In 1996 voters overwhelmingly passed legislation to limit the terms of state legislators. This limited State Senators and Representatives to four consecutive two-year terms. They then partially circumvented the peoples’ will by allowing termed-out legislators to switch which seat they ran for: senators ran for representatives’ seats and vice versa. Or they would take a term off and run again for their prior seat. Was this what the people voted for?

Now there is a move in the Legislature by some members to get rid of term limits. Currently legislators have eight years to address lingering problems that face our state, such as the high cost of power, loss of population and a stagnant economy. After eight years, if you can’t seem to resolve these issues, then it’s time for new blood.

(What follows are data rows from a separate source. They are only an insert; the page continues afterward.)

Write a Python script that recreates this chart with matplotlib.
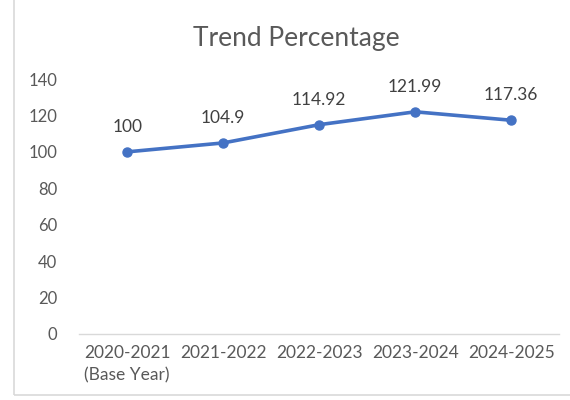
import matplotlib
matplotlib.use("Agg")
import matplotlib.pyplot as plt
from matplotlib.patches import Rectangle

# chart data
years = ["2020-2021\n(Base Year)", "2021-2022", "2022-2023", "2023-2024", "2024-2025"]
trend = [100, 104.9, 114.92, 121.99, 117.36]
value_labels = ["100", "104.9", "114.92", "121.99", "117.36"]
y_ticks = [0, 20, 40, 60, 80, 100, 120, 140]

plt.rcParams['font.family'] = ['Lato', 'DejaVu Sans']

fig = plt.figure(figsize=(5.7, 4.0), dpi=100)
fig.patch.set_facecolor("white")

# light frame of the chart area (top/right run off the picture)
fig.patches.append(Rectangle((14 / 570, 5 / 400), 1.0, 1.0, transform=fig.transFigure,
                             fill=False, edgecolor="#d9d9d9", linewidth=1.2))

ax = fig.add_axes([0.139, 0.165, 0.842, 0.6375])
x = list(range(len(years)))
ax.plot(x, trend, color="#4472C4", linewidth=2.6, marker="o", markersize=6.5)

for xi, yi, lab in zip(x, trend, value_labels):
    ax.annotate(lab, (xi, yi), xytext=(0, 18), textcoords="offset points",
                ha="center", va="center", fontsize=12.5, color="#404040")

ax.set_xlim(-0.5, len(years) - 0.5)
ax.set_ylim(0, 140)
ax.set_yticks(y_ticks)
ax.set_xticks(x)
ax.set_xticklabels(years, fontsize=12.5, color="#595959", multialignment="center",
                   linespacing=1.45)
ax.tick_params(axis="y", labelsize=12, labelcolor="#595959", length=0, pad=16)
ax.tick_params(axis="x", length=0, pad=8)

for s in ["top", "right", "left"]:
    ax.spines[s].set_visible(False)
ax.spines["bottom"].set_color("#d9d9d9")
ax.spines["bottom"].set_linewidth(1.0)

fig.text(0.52, 0.903, "Trend Percentage", ha="center", va="center",
         fontsize=19, color="#595959")

fig.savefig("out.png", dpi=100)
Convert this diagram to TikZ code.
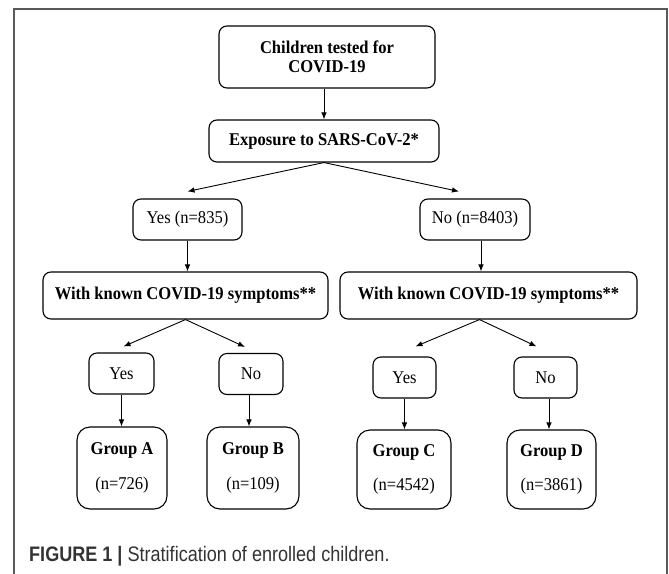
\documentclass[tikz,border=0pt]{standalone}
\usepackage{fontspec}
\setmainfont{Liberation Serif}[FakeStretch=0.92]
\newfontfamily\capfont{Liberation Sans}[FakeStretch=0.86]
\usetikzlibrary{arrows.meta,positioning}

\begin{document}
\begin{tikzpicture}[x=1pt,y=-1pt,
  box/.style={draw, rounded corners=8pt, line width=1.1pt, align=center, inner sep=0pt,
    font=\fontsize{18}{19.5}\selectfont},
  hbox/.style={box, font=\bfseries\fontsize{18}{19.5}\selectfont},
  grp/.style={box, rounded corners=13pt},
  arr/.style={-{Latex[length=7pt,width=5.5pt]}, line width=0.9pt},
]
\useasboundingbox (0,0) rectangle (669,573);

% frame
\draw[black!65, line width=1.5pt] (14,575) -- (14,9) -- (667,9) -- (667,575);

\node[hbox, minimum width=216pt, minimum height=62pt] (test) at (327,57) {Children tested for\\COVID-19};
\node[hbox, minimum width=230pt, minimum height=42pt] (expo) at (324,141) {Exposure to SARS-CoV-2*};

\node[box, minimum width=109pt, minimum height=41pt] (yes) at (187.5,219.5) {Yes (n=835)};
\node[box, minimum width=110pt, minimum height=41pt] (no) at (475,219.5) {No (n=8403)};

\node[hbox, minimum width=285pt, minimum height=47pt] (symL) at (185.5,295.5) {With known COVID-19 symptoms**};
\node[hbox, minimum width=297pt, minimum height=47pt] (symR) at (488.5,295.5) {With known COVID-19 symptoms**};

\node[box, minimum width=65pt, minimum height=41pt] (yA) at (121.5,373.5) {Yes};
\node[box, minimum width=64pt, minimum height=41pt] (nB) at (251,374) {No};
\node[box, minimum width=63pt, minimum height=41pt] (yC) at (404.5,377.5) {Yes};
\node[box, minimum width=63pt, minimum height=41pt] (nD) at (545.5,377.5) {No};

\node[grp, minimum width=90pt, minimum height=82pt] (gA) at (122,468) {\textbf{Group A}\\[15pt](n=726)};
\node[grp, minimum width=92pt, minimum height=82pt] (gB) at (253,468) {\textbf{Group B}\\[15pt](n=109)};
\node[grp, minimum width=94pt, minimum height=79pt] (gC) at (404,469.5) {\textbf{Group C}\\[15pt](n=4542)};
\node[grp, minimum width=89pt, minimum height=79pt] (gD) at (551.5,469.5) {\textbf{Group D}\\[15pt](n=3861)};

\node[anchor=base west, inner sep=0pt, text=black!80, font=\capfont\fontsize{21}{24}\selectfont] (cap) at (29,561)
  {\textbf{FIGURE 1 |} Stratification of enrolled children.};

% connectors
\draw[arr] (expo.north |- test.south) -- (expo.north);
\draw[arr] (expo.south) -- ([yshift=7pt]yes.north);
\draw[arr] (expo.south) -- ([xshift=-16pt,yshift=7pt]no.north);
\draw[arr] (yes.south) -- (yes.south |- symL.north);
\draw[arr] ([xshift=6pt]no.south) -- ([xshift=6pt]no.south |- symR.north);
\draw[arr] (symL.south) -- ([xshift=2pt,yshift=6pt]yA.north);
\draw[arr] (symL.south) -- ([xshift=-6pt,yshift=6pt]nB.north);
\draw[arr] ([xshift=-9pt]symR.south) -- ([xshift=11pt,yshift=10pt]yC.north);
\draw[arr] ([xshift=-9pt]symR.south) -- ([xshift=-9pt,yshift=10pt]nD.north);
\draw[arr] (yA.south) -- (yA.south |- gA.north);
\draw[arr] ([xshift=-2pt]nB.south) -- ([xshift=-2pt]nB.south |- gB.north);
\draw[arr] (yC.south) -- (yC.south |- gC.north);
\draw[arr] ([xshift=3.5pt]nD.south) -- ([xshift=3.5pt]nD.south |- gD.north);

\end{tikzpicture}
\end{document}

Our legislators enter office with the purpose of bettering our state. It is up to state voters to keep our legislators honest. We must deliver them from the evil that lurks in the shadows, ready to pounce should term limits be eliminated.

In New York State, the Speaker of the State Assembly Sheldon Silver was convicted of corruption and sent to prison for 12 years. He served in the Assembly for the past 21 years.

New York’s Senate President Dean Skelos was found guilty of corruption and sentenced to five years in prison. In the last six years, U.S. Attorney Preet Bharara has sent 11 New York legislators to prison for corruption. This while New York Attorney General Eric Schneiderman focuses on President-elect Donald Trump’s efforts to disassociate himself from his many charities.

Closer to home, three Massachusetts House Speakers, Salvatore DiMasi, Tom Finneran and Charles Flaherty’ were naughty boys caught with their hands in the cookie jar.

Let’s keep term limits in Maine. The last thing we want to see any of our Maine Legislators competing for is the “William ‘Boss’ Tweed Award.”

Lastly, kudos to Lewiston Public Works for their outstanding job in clearing Lewiston’s streets of snow and keeping them open.